TED is like giving the student a smart notebook. The student doesn't change; they just get better instructions. This means you can use this on cheap computers, on phones, or even with "black box" AI models that you can't touch or change.
2. It's a "Low-Data" Superpower
Usually, to teach an AI, you need millions of examples. TED works with just 100 examples.
- Analogy: Imagine learning to drive. Traditional methods require you to drive 10,000 miles to learn the rules. TED is like having a driving instructor who watches you drive 100 miles, writes down the exact mistakes you made, and hands you a laminated card with the rules. You can then drive perfectly without needing those 10,000 miles.
3. It Saves a Fortune
The paper shows that TED is 22 times cheaper than traditional methods.
- Traditional: Costs about $288 to train (like hiring a full-time tutor for a month).
- TED: Costs about $12 (like buying a few good books).
The Results: Does It Work?
The researchers tested this on hard math and logic puzzles (like visual puzzles and complex equations).

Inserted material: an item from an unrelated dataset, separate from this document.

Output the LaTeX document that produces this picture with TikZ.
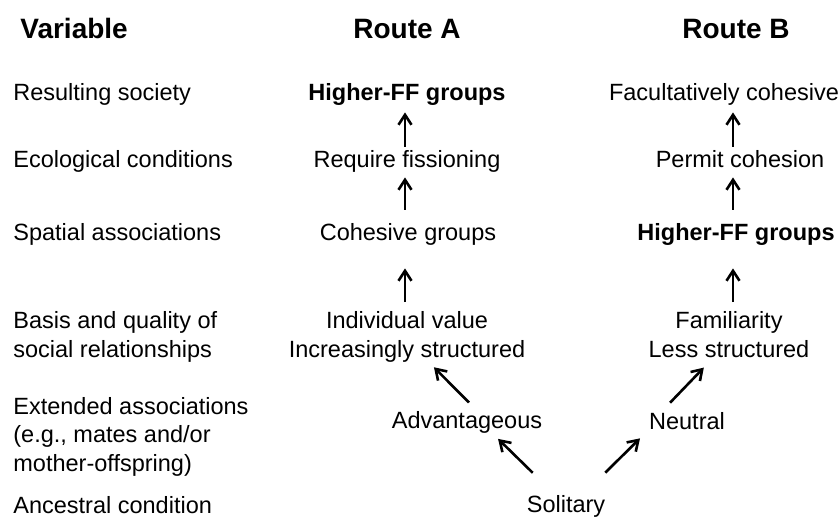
\documentclass[tikz,border=0pt]{standalone}
\usepackage{fontspec}
\setmainfont{Liberation Sans}
\usepackage{tikz}
\usetikzlibrary{calc}
\usetikzlibrary{positioning}
\usetikzlibrary{arrows.meta}

\begin{document}
\begin{tikzpicture}[x=0.5pt, y=-0.5pt, every text node part/.style={align=center},
  txt/.style={inner sep=0pt, anchor=base, font=\fontsize{11.75pt}{14.25pt}\selectfont},
  one/.style={txt, text height=8.5pt, text depth=3pt},
  bold/.style={one, font=\fontsize{11.75pt}{14.25pt}\selectfont\bfseries},
  head/.style={inner sep=0pt, anchor=base, font=\fontsize{14pt}{17pt}\selectfont\bfseries},
  var/.style={txt, anchor=base west, every text node part/.style={align=left}},
  arr/.style={line width=1.3pt, -{Straight Barb[length=5pt,width=6.5pt]}},
  upper/.style={arr, shorten <=1.5pt, shorten >=3pt},
  middle/.style={arr, shorten <=6.5pt, shorten >=2pt},
  lower/.style={arr, shorten <=4.5pt, shorten >=11pt}]
\useasboundingbox (0,0) rectangle (840,516);

\node (variable) [head, anchor=base west] at (20,38) {Variable};
\node (routeA) [head] at (407,38) {Route A};
\node (routeB) [head] at (736,38) {Route B};

% multi-line nodes sit on the baseline of their last line
\node (society) [var] at (13,100) {Resulting society};
\node (ecology) [var] at (13,167) {Ecological conditions};
\node (spatial) [var] at (13,240) {Spatial associations};
\node (basis) [var] at (13,357) {Basis and quality of\\social relationships};
\node (extended) [var] at (13,471) {Extended associations\\(e.g., mates and/or\\mother-offspring)};
\node (ancestral) [var] at (13,513) {Ancestral condition};

\node (highA) [bold] at (407,100) {Higher-FF groups};
\node (reqA) [one] at (407,167) {Require fissioning};
\node (cohA) [one] at (408,240) {Cohesive groups};
\node (indA) [txt] at (407,357) {Individual value\\Increasingly structured};

\node (factB) [one] at (724,100) {Facultatively cohesive};
\node (permB) [one] at (740,167) {Permit cohesion};
\node (highB) [bold] at (736,240) {Higher-FF groups};
\node (famB) [txt] at (729,357) {Familiarity\\Less structured};

\node (adv) [one] at (467,428) {Advantageous};
\node (neut) [one] at (687,429) {Neutral};
\node (sol) [one] at (566,512) {Solitary};

\coordinate (colA) at (405,0);
\coordinate (colB) at (733,0);

\draw [upper] (colA |- reqA.north) -- (colA |- highA.south);
\draw [middle] (colA |- cohA.north) -- (colA |- reqA.south);
\draw [lower] (colA |- indA.north) -- (colA |- cohA.south);
\draw [upper] (colB |- permB.north) -- (colB |- factB.south);
\draw [middle] (colB |- highB.north) -- (colB |- permB.south);
\draw [lower] (colB |- famB.north) -- (colB |- highB.south);

\draw [arr, shorten <=15.6pt, shorten >=3.2pt] ($(sol.north)+(-11,0)$) -- ($(adv.south)+(26.5,0)$);
\draw [arr, shorten <=5.7pt, shorten >=3.5pt] ($(adv.north)+(10,0)$) -- ($(indA.south)+(22,0)$);
\draw [arr, shorten <=15.6pt, shorten >=2.1pt] ($(sol.north)+(17,0)$) -- ($(neut.south)+(-44,0)$);
\draw [arr, shorten <=6.2pt, shorten >=6.9pt] ($(neut.north)+(-25.5,0)$) -- ($(famB.south)+(-15.6,0)$);

\end{tikzpicture}
\end{document}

- Before TED: The student got about 62% of the answers right.
- After TED: The student jumped to 70% right.
- The Comparison: This is almost as good as the expensive, full-training method, but it cost a fraction of the price and took a tiny fraction of the time.
The Takeaway
TED proves that you don't always need to "reprogram" an AI to make it smarter. Sometimes, you just need to give it a better, constantly updated set of instructions based on its past mistakes and the teacher's wisdom.
It's the difference between trying to memorize the entire dictionary (traditional training) versus carrying a perfectly curated pocket guide (TED) that tells you exactly what to do when you get stuck.